# What is required
Take the material below and write it all out again exactly.

# Data provided
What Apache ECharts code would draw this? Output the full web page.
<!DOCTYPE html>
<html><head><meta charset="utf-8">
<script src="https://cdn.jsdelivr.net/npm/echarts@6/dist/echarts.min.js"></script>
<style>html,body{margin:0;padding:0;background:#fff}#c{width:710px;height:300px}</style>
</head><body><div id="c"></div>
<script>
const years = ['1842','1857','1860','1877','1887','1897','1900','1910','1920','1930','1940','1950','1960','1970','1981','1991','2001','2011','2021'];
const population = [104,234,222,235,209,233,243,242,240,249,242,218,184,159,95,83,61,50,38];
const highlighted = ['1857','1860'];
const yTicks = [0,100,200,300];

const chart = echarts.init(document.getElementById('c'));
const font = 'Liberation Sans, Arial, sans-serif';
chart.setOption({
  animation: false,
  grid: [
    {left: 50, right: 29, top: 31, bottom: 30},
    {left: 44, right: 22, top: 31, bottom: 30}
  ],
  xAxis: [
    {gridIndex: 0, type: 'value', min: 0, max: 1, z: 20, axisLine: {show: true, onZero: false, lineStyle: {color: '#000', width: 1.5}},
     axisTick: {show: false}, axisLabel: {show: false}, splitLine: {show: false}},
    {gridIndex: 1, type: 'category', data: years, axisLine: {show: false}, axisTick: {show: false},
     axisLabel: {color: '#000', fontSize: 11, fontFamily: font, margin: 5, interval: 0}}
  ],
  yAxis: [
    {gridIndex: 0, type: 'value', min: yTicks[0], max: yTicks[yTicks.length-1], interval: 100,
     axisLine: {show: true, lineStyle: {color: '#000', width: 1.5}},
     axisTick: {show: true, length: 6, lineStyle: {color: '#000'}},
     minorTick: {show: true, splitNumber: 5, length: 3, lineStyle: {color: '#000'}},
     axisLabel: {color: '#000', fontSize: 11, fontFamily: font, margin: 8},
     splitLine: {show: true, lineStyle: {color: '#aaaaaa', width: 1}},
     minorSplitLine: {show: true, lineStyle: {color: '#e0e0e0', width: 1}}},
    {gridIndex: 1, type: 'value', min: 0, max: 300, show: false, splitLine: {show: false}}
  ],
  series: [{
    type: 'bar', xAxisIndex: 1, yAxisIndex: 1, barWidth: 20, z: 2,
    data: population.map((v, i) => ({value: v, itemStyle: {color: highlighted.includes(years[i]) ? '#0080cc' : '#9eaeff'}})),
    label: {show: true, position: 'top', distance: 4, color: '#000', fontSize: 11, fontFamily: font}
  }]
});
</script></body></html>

# Expected answer
What Apache ECharts code would draw this? Output the full web page.
<!DOCTYPE html>
<html><head><meta charset="utf-8">
<script src="https://cdn.jsdelivr.net/npm/echarts@6/dist/echarts.min.js"></script>
<style>html,body{margin:0;padding:0;background:#fff}#c{width:710px;height:300px}</style>
</head><body><div id="c"></div>
<script>
const years = ['1842','1857','1860','1877','1887','1897','1900','1910','1920','1930','1940','1950','1960','1970','1981','1991','2001','2011','2021'];
const population = [104,234,222,235,209,233,243,242,240,249,242,218,184,159,95,83,61,50,38];
const highlighted = ['1857','1860'];
const yTicks = [0,100,200,300];

const chart = echarts.init(document.getElementById('c'));
const font = 'Liberation Sans, Arial, sans-serif';
chart.setOption({
  animation: false,
  grid: [
    {left: 50, right: 29, top: 31, bottom: 30},
    {left: 44, right: 22, top: 31, bottom: 30}
  ],
  xAxis: [
    {gridIndex: 0, type: 'value', min: 0, max: 1, z: 20, axisLine: {show: true, onZero: false, lineStyle: {color: '#000', width: 1.5}},
     axisTick: {show: false}, axisLabel: {show: false}, splitLine: {show: false}},
    {gridIndex: 1, type: 'category', data: years, axisLine: {show: false}, axisTick: {show: false},
     axisLabel: {color: '#000', fontSize: 11, fontFamily: font, margin: 5, interval: 0}}
  ],
  yAxis: [
    {gridIndex: 0, type: 'value', min: yTicks[0], max: yTicks[yTicks.length-1], interval: 100,
     axisLine: {show: true, lineStyle: {color: '#000', width: 1.5}},
     axisTick: {show: true, length: 6, lineStyle: {color: '#000'}},
     minorTick: {show: true, splitNumber: 5, length: 3, lineStyle: {color: '#000'}},
     axisLabel: {color: '#000', fontSize: 11, fontFamily: font, margin: 8},
     splitLine: {show: true, lineStyle: {color: '#aaaaaa', width: 1}},
     minorSplitLine: {show: true, lineStyle: {color: '#e0e0e0', width: 1}}},
    {gridIndex: 1, type: 'value', min: 0, max: 300, show: false, splitLine: {show: false}}
  ],
  series: [{
    type: 'bar', xAxisIndex: 1, yAxisIndex: 1, barWidth: 20, z: 2,
    data: population.map((v, i) => ({value: v, itemStyle: {color: highlighted.includes(years[i]) ? '#0080cc' : '#9eaeff'}})),
    label: {show: true, position: 'top', distance: 4, color: '#000', fontSize: 11, fontFamily: font}
  }]
});
</script></body></html>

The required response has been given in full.